The patterns you used to cope when you were young, or experiencing trauma, or some loss of power… emotional overwhelm, any of the hard things.
Nobody really remembers to BLESS those patterns… they are rarely seen as something that actually saved us, allowed us to not shatter further, something that soothed or calmed or allowed us to detach so that we could protect our tender insides.
Instead… we demonize the pattern. We forget that once upon a time it had a real job to do, a purpose… even though the pattern hung around longer than we may have wished… we acclimated, got used to protecting ourselves in ways that were no longer helpful… and then the self loathing, self judgment, lack of compassion and disconnection got revved up.
It’s hard to break a pattern that was part of your survival, just for starters. IT’s hard. We come to rely on it, we believe things that tell us we won’t survive without it… Maybe we know some part of this doesn’t make sense but… we fear feeling more vulnerable, being more at the mercy of the emotions and experiences stored in our tissues and in our world… that we feel we may not be able to manage…
So trying to go head-to-head with the pattern… whether it’s emotional or binge eating, or another substance, or a way of behaving in relationships, or other coping styles we use to get by… there is so much fear there… that anything heavy handed doesn’t work without a LOT of support and a new sort of belief system, like the 12-step programs for example.
But otherwise…
It’s helpful to have some healthy respect for the fear. And for the power of the pattern. And for the beliefs about how it ‘saves’ you.. The sense of not being able to ‘survive’ without the thing…

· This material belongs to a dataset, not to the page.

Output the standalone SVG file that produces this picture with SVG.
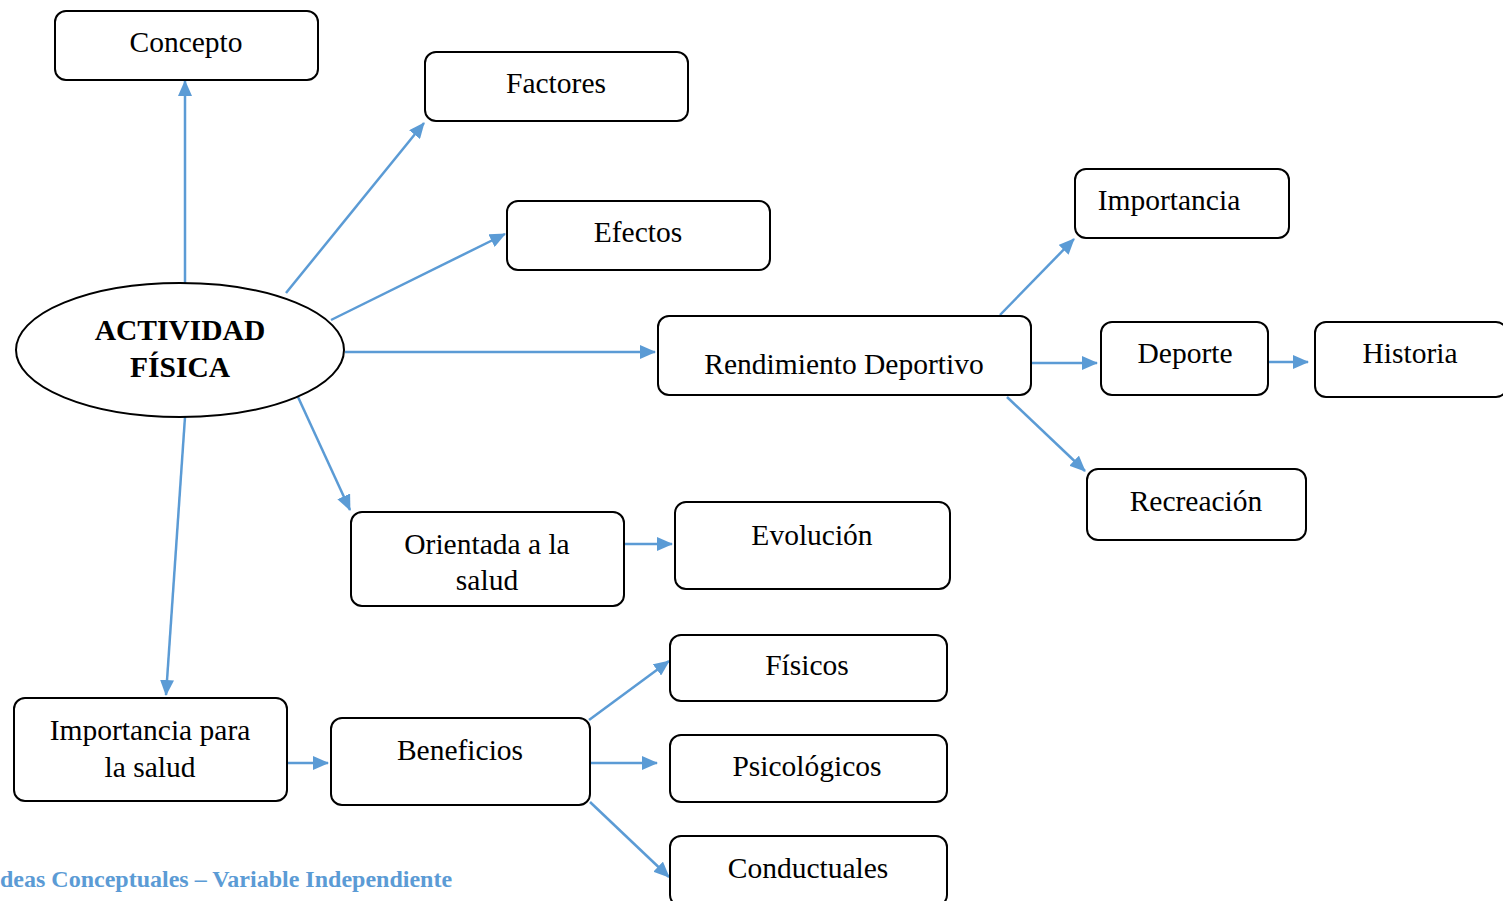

And having love and compassion for this fear.. this predicament… trying to take some of the judgment out while also realizing this pattern has some deep roots now.
And then.. and then.
Coming back to the physical plane. Coming back to the body and the senses. Coming back to the moment and not getting lose in the memories and the past and what has happened or what you’ve ‘always’ done and fear you always will.
Flooding the senses with bits of beauty, of rest, of pleasure, of comfort. Asking in the moment “What would feel better right now?”. Looking for the smallest crack of light. Breathing slow and deep with your hand to your heart.
Feeding yourself well in every sense of the word in every way possible. Finding the gentlest way forward. Asking yourself and the receptive intuitive part of your brain… “What would be a more fun way to solve this” and LISTEN.. listen to what that wise part of you might offer.
Come at the pattern with love.. with respect, with gentleness and appreciation. Come with a memory of how it did actually serve you at one time and maybe then it really was the best you could do.
That feels better. It’s spring… there is energy behind new beginnings and letting things move and grow… let it support you while you gently love yourself into more wholeness.